As with Amazon and Google, in-house delivery services providers have more at stake than simply profits generated from delivery services, namely customer loyalty and consumer use data. More specifically, in-house delivery services providers can afford to lose money on delivery services, if the provision of such services enables them to offset any losses either (i) by retaining profitable customers, and/or (ii) by retaining consumer use data that they would otherwise have to cede to outsourced (e.g., Amazon or Google) delivery services providers.

If Google or Amazon eventually generate large enough economies of scale in the provision of same-day delivery services, then at some point it may, in fact, become more profitable for in-house providers of delivery services to outsource those operations to Amazon or Google. However, I suspect that exclusive access both to consumer use data as well as to consumers themselves is valuable enough to the large chain stores that they will continue to provide their own delivery services in-house.

 

Point-to-Point Delivery Services Providers

Point-to-point delivery services providers include traditional couriers, together with new startups, such as Deliv, Instacart, and Postmates.

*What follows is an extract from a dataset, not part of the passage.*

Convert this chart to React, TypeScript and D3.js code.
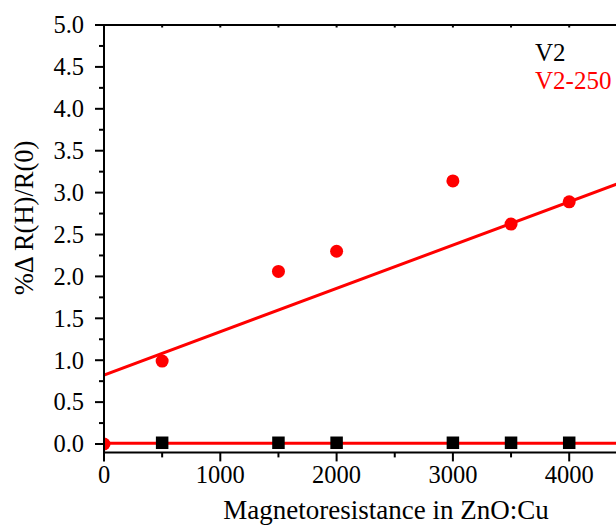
import React, { useEffect, useRef } from "react";
import * as d3 from "d3";

// V2 (black squares)
const v2X = [500, 1500, 2000, 3000, 3500, 4000];
const v2Y = [0.015, 0.015, 0.015, 0.015, 0.015, 0.015];

// V2-250 (red circles)
const v250X = [0, 500, 1500, 2000, 3000, 3500, 4000];
const v250Y = [0.0, 0.99, 2.06, 2.3, 3.14, 2.625, 2.89];

// linear fits (intercept, slope)
const fitV250 = [0.823, 0.000517];
const fitV2 = [0.008, 0];

const xTickLabels = [0, 1000, 2000, 3000, 4000];
const yTickLabels = [0, 0.5, 1, 1.5, 2, 2.5, 3, 3.5, 4, 4.5, 5];

const W = 616;
const H = 528;
const font = '"Liberation Serif", "Times New Roman", serif';

export default function App() {
  const ref = useRef<SVGSVGElement>(null);

  useEffect(() => {
    const svg = d3.select(ref.current);
    svg.selectAll("*").remove();

    const x = d3.scaleLinear().domain([0, 5000]).range([104, 685.5]);
    const y = d3.scaleLinear().domain([-0.1, 5]).range([452.4, 25]);
    const left = x(0), bottom = y(-0.1), top = y(5), right = x(5000);

    svg.append("defs").append("clipPath").attr("id", "plotclip")
      .append("rect").attr("x", left).attr("y", top)
      .attr("width", right - left).attr("height", bottom - top);

    const plot = svg.append("g").attr("clip-path", "url(#plotclip)");

    // fit lines
    const fitLine = (f: number[]) => d3.line<number>()
      .x(d => x(d))
      .y(d => y(f[0] + f[1] * d));
    plot.append("path").datum([0, 5000])
      .attr("d", fitLine(fitV2)).attr("stroke", "#ff0000")
      .attr("stroke-width", 3).attr("fill", "none");
    plot.append("path").datum([0, 5000])
      .attr("d", fitLine(fitV250)).attr("stroke", "#ff0000")
      .attr("stroke-width", 3).attr("fill", "none");

    // squares
    const sq = 12.5;
    plot.selectAll("rect.v2").data(v2X).enter().append("rect")
      .attr("class", "v2")
      .attr("x", d => x(d) - sq / 2)
      .attr("y", (d, i) => y(v2Y[i]) - sq / 2)
      .attr("width", sq).attr("height", sq).attr("fill", "#000");

    // circles
    plot.selectAll("circle.v250").data(v250X).enter().append("circle")
      .attr("class", "v250")
      .attr("cx", d => x(d))
      .attr("cy", (d, i) => y(v250Y[i]))
      .attr("r", 6.5).attr("fill", "#ff0000");

    const axes = svg.append("g").attr("stroke", "#000").attr("stroke-width", 2);
    // frame lines
    axes.append("line").attr("x1", left).attr("x2", left).attr("y1", top - 1).attr("y2", bottom + 1);
    axes.append("line").attr("x1", left - 1).attr("x2", W).attr("y1", bottom).attr("y2", bottom);
    axes.append("line").attr("x1", left - 1).attr("x2", W).attr("y1", top).attr("y2", top);

    // y ticks
    const yMinor = d3.range(0, 5.001, 0.25);
    axes.selectAll("line.yt").data(yMinor).enter().append("line")
      .attr("class", "yt")
      .attr("x1", d => (Math.abs(d * 2 - Math.round(d * 2)) < 1e-6 ? left - 9 : left - 5))
      .attr("x2", left)
      .attr("y1", d => y(d)).attr("y2", d => y(d));

    // x ticks
    const xMinor = d3.range(0, 5001, 500);
    axes.selectAll("line.xt").data(xMinor).enter().append("line")
      .attr("class", "xt")
      .attr("x1", d => x(d)).attr("x2", d => x(d))
      .attr("y1", bottom)
      .attr("y2", d => (d % 1000 === 0 ? bottom + 9 : bottom + 5));
    axes.selectAll("line.xtt").data(xMinor).enter().append("line")
      .attr("class", "xtt")
      .attr("x1", d => x(d)).attr("x2", d => x(d))
      .attr("y1", top).attr("y2", top + 2.5);

    const txt = svg.append("g").style("font-family", font);

    // tick labels
    txt.selectAll("text.yl").data(yTickLabels).enter().append("text")
      .attr("class", "yl")
      .attr("x", 84).attr("y", d => y(d) + 8.3)
      .attr("text-anchor", "end")
      .attr("font-size", 24.5)
      .text(d => d.toFixed(1));
    txt.selectAll("text.xl").data(xTickLabels).enter().append("text")
      .attr("class", "xl")
      .attr("x", d => x(d)).attr("y", 483)
      .attr("text-anchor", "middle")
      .attr("font-size", 24.5)
      .text(d => String(d));

    // axis titles
    txt.append("text")
      .attr("x", 386).attr("y", 519)
      .attr("text-anchor", "middle")
      .attr("font-size", 27)
      .text("Magnetoresistance in ZnO:Cu");
    txt.append("text")
      .attr("transform", "translate(33,218) rotate(-90)")
      .attr("text-anchor", "middle")
      .attr("font-size", 26.5)
      .text("%\u0394 R(H)/R(0)");

    // legend
    txt.append("text").attr("x", 535).attr("y", 61)
      .attr("font-size", 25).attr("fill", "#000")
      .text("V2");
    txt.append("text").attr("x", 535).attr("y", 89)
      .attr("font-size", 25).attr("fill", "#ff0000")
      .text("V2-250");
  }, []);

  return (
    <svg
      ref={ref}
      width={W}
      height={H}
      style={{ position: "absolute", left: 0, top: 0, background: "#fff" }}
    />
  );
}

Of the three categories of delivery services providers, the point-to-point delivery services providers are probably the most vulnerable to competition from Amazon and Google. In fact, Instacart is competing head-to-head with both Amazon and Google for the grocery segment, which makes it perhaps the most vulnerable of the delivery services providers to competition from Amazon and Google. However, Instacart seems to be holding its own against the two tech giants, in particular, by being able to pick out good quality produce and by offering faster delivery times.

 

Which Pricing Model for Same-Day Delivery Services Is Optimal?

Behavioral economics suggests a subscription pricing model — specifically a monthly subscription model — would probably work better than either a pay-per-delivery model or an annual subscription model for generating same-day delivery sales volumes.

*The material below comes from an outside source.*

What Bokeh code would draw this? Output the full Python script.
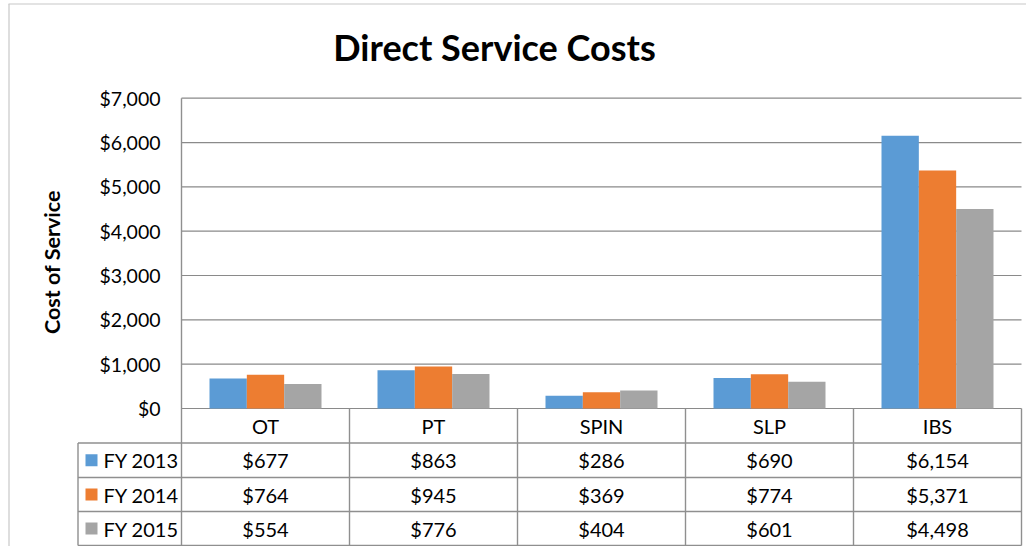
import math
from bokeh.plotting import figure
from bokeh.models import Range1d, ColumnDataSource
from bokeh.core.properties import value
from bokeh.embed import file_html
from bokeh.resources import INLINE

# ---------------- data ----------------
categories = ["OT", "PT", "SPIN", "SLP", "IBS"]
series_names = ["FY 2013", "FY 2014", "FY 2015"]
fy2013 = [677, 863, 286, 690, 6154]
fy2014 = [764, 945, 369, 774, 5371]
fy2015 = [554, 776, 404, 601, 4498]
series_values = [fy2013, fy2014, fy2015]
colors = ["#5B9BD5", "#ED7D31", "#A5A5A5"]
y_ticks = [0, 1000, 2000, 3000, 4000, 5000, 6000, 7000]
y_tick_labels = ["$0", "$1,000", "$2,000", "$3,000", "$4,000", "$5,000", "$6,000", "$7,000"]
title_text = "Direct Service Costs"
y_label = "Cost  of Service"

# ---------------- layout (canvas pixels) ----------------
W, H = 1026, 546
PLOT_L, PLOT_R = 181, 1021
Y0_PX, YMAX_PX = 408.0, 97.7
CAT_W = (PLOT_R - PLOT_L) / len(categories)
S = (Y0_PX - YMAX_PX) / y_ticks[-1]


def xd(px):
    return (px - PLOT_L) / CAT_W - 0.5


def yd(py):
    return (Y0_PX - py) / S


p = figure(width=W, height=H, output_backend="svg", toolbar_location=None,
           x_range=Range1d(xd(0), xd(W)),
           y_range=Range1d(yd(H), yd(0)),
           x_axis_type=None, y_axis_type=None, min_border=0)
p.outline_line_color = None
p.xgrid.visible = False
p.ygrid.visible = False
p.background_fill_color = "white"
p.border_fill_color = "white"

FONT = value("Lato")
GRID_C = "#8a8a8a"
n = len(categories)
x_left, x_right = -0.5, n - 0.5

# outer chart border (left and top visible)
p.segment(x0=[xd(8.5), xd(8)], y0=[yd(H), yd(3.5)], x1=[xd(8.5), xd(W)], y1=[yd(3.5), yd(3.5)],
          line_color="#c8c8c8", line_width=1.2)

# gridlines
p.segment(x0=[x_left] * len(y_ticks), x1=[x_right] * len(y_ticks), y0=y_ticks, y1=y_ticks,
          line_color=GRID_C, line_width=1.2)

# bars
bw = 1 / 4.5
for k, (name, vals, c) in enumerate(zip(series_names, series_values, colors)):
    src = ColumnDataSource(dict(x=[i + (k - 1) * bw for i in range(n)], top=vals))
    p.vbar(x="x", top="top", bottom=0, width=bw, source=src, fill_color=c, line_color=None)

# y tick labels
p.text(x=[xd(160)] * len(y_ticks), y=y_ticks, text=y_tick_labels, text_font=FONT,
       text_font_size="19.5px", text_align="right", text_baseline="middle", text_color="#000000")

# y axis label
p.text(x=[xd(51)], y=[yd(259)], text=[y_label], angle=math.pi / 2, text_font=FONT,
       text_font_size="21.5px", text_font_style="bold", text_align="center", text_baseline="middle",
       text_color="#000000")

# title
p.text(x=[xd(494)], y=[yd(46)], text=[title_text], text_font=FONT, text_font_size="36px",
       text_font_style="bold", text_align="center", text_baseline="middle", text_color="#000000")

# ---------------- data table ----------------
row_edges_px = [408, 442.5, 477, 511, 545]
row_edges = [yd(v) for v in row_edges_px]
TABLE_L = xd(77.5)
TABLE_C = "#8f8f8f"

# axis line extending through table
p.segment(x0=[x_left], x1=[x_left], y0=[y_ticks[-1]], y1=[row_edges[-1]], line_color=TABLE_C, line_width=1.4)
# category dividers
p.segment(x0=[i + 0.5 for i in range(n)], x1=[i + 0.5 for i in range(n)],
          y0=[0] * n, y1=[row_edges[-1]] * n, line_color=TABLE_C, line_width=1.4)
# left border of legend column
p.segment(x0=[TABLE_L], x1=[TABLE_L], y0=[row_edges[1]], y1=[row_edges[-1]], line_color=TABLE_C, line_width=1.4)
# horizontal row lines
p.segment(x0=[TABLE_L] * 4, x1=[x_right] * 4, y0=row_edges[1:], y1=row_edges[1:],
          line_color=TABLE_C, line_width=1.4)

# header
hdr_y = (row_edges[0] + row_edges[1]) / 2
p.text(x=list(range(n)), y=[hdr_y] * n, text=categories, text_font=FONT, text_font_size="20px",
       text_align="center", text_baseline="middle", text_color="#000000")

# rows
for r, (name, vals, c) in enumerate(zip(series_names, series_values, colors)):
    cy = (row_edges[r + 1] + row_edges[r + 2]) / 2
    p.text(x=list(range(n)), y=[cy] * n, text=[f"${v:,}" for v in vals], text_font=FONT,
           text_font_size="20px", text_align="center", text_baseline="middle", text_color="#000000")
    p.rect(x=[xd(91)], y=[cy], width=12, height=12, width_units="screen", height_units="screen",
           fill_color=c, line_color=None)
    p.text(x=[xd(103)], y=[cy], text=[name], text_font=FONT, text_font_size="20px",
           text_align="left", text_baseline="middle", text_color="#000000")

open("out.html", "w").write(file_html(p, INLINE))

Consider the analogous example to delivery services provided by John Gourville and Dilip Soman in “Pricing and the Psychology of Consumption”:

Consider this example. Two friends, Mary and Bill, join the local health club and commit to one-year memberships. Bill decides on an annual payment plan — $600 at the time he signs up. Mary decides on a monthly payment plan — $50 a month. Who is more likely to work out on a regular basis? And who is more likely to renew the membership the following year?

Almost any theory of rational choice would say they are equally likely. After all, they’re paying the same amount for the same benefits. But our research shows that Mary is much more likely to exercise at the club than her friend. Bill will feel the need to get his money’s worth early in his membership, but that drive will lessen as the pain of his $600 payment fades into the past. Mary, on the other hand, will be steadily reminded of the cost of her membership because she makes regular payments every month. She will feel the need to get her money’s worth throughout the year and will work out more regularly. Those regular workouts will lead to an extremely important result from the health club’s point of view: Mary will be far more likely to renew her membership when the year is over.

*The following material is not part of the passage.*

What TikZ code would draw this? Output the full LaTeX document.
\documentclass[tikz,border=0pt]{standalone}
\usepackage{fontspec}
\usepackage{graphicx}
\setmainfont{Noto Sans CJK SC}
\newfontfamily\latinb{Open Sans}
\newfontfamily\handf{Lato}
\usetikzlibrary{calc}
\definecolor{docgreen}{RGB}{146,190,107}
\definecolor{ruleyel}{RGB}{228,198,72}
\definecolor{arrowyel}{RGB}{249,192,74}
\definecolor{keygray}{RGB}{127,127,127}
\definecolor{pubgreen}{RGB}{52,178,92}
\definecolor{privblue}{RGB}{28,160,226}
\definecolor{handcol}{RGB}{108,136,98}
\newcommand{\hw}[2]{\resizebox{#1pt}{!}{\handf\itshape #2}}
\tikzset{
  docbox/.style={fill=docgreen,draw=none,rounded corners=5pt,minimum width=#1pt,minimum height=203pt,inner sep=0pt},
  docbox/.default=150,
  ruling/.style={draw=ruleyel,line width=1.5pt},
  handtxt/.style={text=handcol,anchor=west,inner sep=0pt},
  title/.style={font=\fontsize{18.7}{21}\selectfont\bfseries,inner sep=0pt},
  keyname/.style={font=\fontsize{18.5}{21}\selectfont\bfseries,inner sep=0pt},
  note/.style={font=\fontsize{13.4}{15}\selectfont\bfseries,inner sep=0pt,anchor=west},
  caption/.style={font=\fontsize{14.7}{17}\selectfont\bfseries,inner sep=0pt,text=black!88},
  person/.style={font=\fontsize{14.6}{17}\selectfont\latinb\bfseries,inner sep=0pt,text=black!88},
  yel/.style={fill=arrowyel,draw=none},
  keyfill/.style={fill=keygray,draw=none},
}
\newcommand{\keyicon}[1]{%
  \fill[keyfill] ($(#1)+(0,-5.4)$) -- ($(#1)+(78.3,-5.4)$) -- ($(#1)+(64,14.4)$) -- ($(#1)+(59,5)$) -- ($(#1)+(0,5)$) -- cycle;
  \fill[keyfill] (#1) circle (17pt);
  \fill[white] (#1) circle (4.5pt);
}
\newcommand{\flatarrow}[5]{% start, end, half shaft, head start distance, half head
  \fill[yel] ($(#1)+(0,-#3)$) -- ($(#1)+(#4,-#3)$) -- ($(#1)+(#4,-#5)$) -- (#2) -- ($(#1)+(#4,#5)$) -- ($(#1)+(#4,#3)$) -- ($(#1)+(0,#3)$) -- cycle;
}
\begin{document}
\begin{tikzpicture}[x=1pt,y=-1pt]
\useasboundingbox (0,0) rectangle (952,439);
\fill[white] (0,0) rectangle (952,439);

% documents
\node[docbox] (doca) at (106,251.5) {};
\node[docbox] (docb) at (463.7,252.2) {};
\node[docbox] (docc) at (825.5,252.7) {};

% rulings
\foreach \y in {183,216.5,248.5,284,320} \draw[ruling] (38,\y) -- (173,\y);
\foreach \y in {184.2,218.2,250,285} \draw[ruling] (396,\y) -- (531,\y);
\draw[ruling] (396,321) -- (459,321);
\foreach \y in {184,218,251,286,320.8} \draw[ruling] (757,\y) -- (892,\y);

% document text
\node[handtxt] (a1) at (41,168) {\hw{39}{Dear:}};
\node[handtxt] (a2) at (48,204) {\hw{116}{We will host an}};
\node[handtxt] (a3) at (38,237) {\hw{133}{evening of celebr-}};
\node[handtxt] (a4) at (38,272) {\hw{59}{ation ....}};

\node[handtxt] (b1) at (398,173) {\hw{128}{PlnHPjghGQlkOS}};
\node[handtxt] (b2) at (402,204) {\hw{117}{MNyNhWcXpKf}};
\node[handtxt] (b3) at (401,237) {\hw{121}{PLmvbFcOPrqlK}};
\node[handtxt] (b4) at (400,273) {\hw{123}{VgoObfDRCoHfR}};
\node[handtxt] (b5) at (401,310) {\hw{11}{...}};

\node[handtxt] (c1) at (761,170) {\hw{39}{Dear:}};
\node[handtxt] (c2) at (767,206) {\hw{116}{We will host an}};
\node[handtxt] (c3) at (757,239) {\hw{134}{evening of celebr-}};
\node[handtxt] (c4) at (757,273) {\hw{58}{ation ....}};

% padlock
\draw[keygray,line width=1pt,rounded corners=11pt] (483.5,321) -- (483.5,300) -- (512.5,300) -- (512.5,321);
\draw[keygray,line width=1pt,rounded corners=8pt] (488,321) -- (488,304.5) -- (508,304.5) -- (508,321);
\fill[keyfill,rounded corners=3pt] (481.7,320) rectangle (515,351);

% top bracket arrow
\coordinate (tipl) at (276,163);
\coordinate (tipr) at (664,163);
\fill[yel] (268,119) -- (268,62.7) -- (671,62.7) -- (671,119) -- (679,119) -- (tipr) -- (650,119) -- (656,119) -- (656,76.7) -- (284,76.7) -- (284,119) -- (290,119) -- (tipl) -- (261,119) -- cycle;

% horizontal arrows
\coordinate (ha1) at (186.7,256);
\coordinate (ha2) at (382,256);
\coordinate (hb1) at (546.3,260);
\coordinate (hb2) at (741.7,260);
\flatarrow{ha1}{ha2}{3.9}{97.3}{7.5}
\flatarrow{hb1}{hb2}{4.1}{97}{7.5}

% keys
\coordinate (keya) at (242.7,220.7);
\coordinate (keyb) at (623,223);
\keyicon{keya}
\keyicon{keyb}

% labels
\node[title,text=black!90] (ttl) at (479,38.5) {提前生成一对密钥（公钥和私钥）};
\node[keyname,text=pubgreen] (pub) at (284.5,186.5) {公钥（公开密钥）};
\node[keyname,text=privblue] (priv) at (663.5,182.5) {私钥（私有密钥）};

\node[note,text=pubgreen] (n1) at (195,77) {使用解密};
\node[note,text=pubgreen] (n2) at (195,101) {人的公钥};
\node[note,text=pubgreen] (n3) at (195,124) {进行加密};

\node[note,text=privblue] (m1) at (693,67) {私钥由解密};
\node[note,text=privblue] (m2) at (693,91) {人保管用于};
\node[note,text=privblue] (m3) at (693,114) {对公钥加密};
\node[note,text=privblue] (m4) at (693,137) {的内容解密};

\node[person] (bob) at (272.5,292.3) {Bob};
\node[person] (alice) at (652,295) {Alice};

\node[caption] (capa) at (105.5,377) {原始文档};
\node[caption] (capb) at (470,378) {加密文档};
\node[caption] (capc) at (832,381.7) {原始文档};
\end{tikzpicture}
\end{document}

As the gym membership example illustrates, same-day delivery services providers benefit more in several ways when their subscribers use their delivery services more frequently. First, the delivery services providers benefit from the added economies of scale. That is, each added delivery serves to decrease the average cost of providing all other deliveries. Second, to the extent that delivery services providers generate fees from suppliers based on the volume of delivery services provided to consumers, delivery services providers benefit more when they provide more delivery services. And finally, consumers who use their subscription services more intensely generate more value from their subscriptions and are thus more likely to renew their subscriptions then less intensive users. And since monthly subscriptions should generate more deliveries than annual subscriptions, monthly subscriptions should be more valuable than annual subscriptions to customers, suppliers, and delivery services providers alike.

One of my Game Theory Meetup attendees challenged my conclusion. He claimed that people who use subscription services in which regular (i.e., monthly) payments are automatically charged to their accounts wouldn’t necessarily feel any more “pain” from monthly payments as they do from annual payments. I absolutely agree. Studies in behavioral economics show that people feel less “pain” when they use credit cards than when they use cash, and they also become inured to regularly scheduled payments. It follows that a monthly pricing scheme in which customers make regular credit card payments for their same-day delivery services might not, in fact, end up generating (much) more usage of same-day delivery services than annual payments.

 

Which Same-Day Delivery Service Providers Will Eventually Prevail?

There are large economies of scale in the provision of same day delivery services. Unless a market (e.g., city) is large enough to exhaust these economies of scale, one would expect there to be few eventual survivors (if any) in the market. So will multiple or overlapping same-day delivery services providers end up surviving, or will the providers end up partitioning themselves into distinct market segments?

To the extent that customers in different market segments have different needs, delivery service providers might do best by specializing in those specific needs. Figure 4 provides a list of consumer product market segments, together with special needs that effective delivery services providers should fill. For example, Instacart seems to be gaining momentum as a delivery services provider that specializes in same-day deliveries of groceries by providing well-chosen perishables and speedy deliveries.

Figure 4

However, the problem with specialty delivery services, such as Instacart, is that consumers who want the option of purchasing items for delivery across different market segments will have to subscribe to multiple delivery services. Is the value to these customers of any special needs worth the extra costs of multiple subscriptions? If not, then specialty delivery services might not end up with enough customers to be profitable.

To the extent, then, either that (i) the value of specialty services is not worth the cost of subscriptions to multiple delivery services, or (ii) customers tend to purchase items across different market segments for a single delivery, then delivery service providers might do better by providing a variety of offerings. Presumably, this is the whole point of Amazon’s and Google’s delivery services.

I suspect that given what’s at stake (see “What’s Really at Stake in the Same-Day Delivery Game”), neither Amazon nor Google will leave the market too soon even if their delivery services end up bleeding money.

As I mentioned in above (in the section Will Retailers with Loyalty Programs Use Outsourced Delivery Services?), I suspect that large chain stores (WalMart, Costco, Target, Office Depot) will end up providing their own in-house delivery services (or outsourcing just the delivery part of their sales) so as to maintain access to and control over consumer use data and consumer relationships.

Finally, as for the companies for which providing delivery services is their main focus, I suspect that most of these companies will not be able to generate enough daily sales volumes to cover their costs of operations. If they are to survive, they will probably have to supplement their delivery operations with some other value-added services.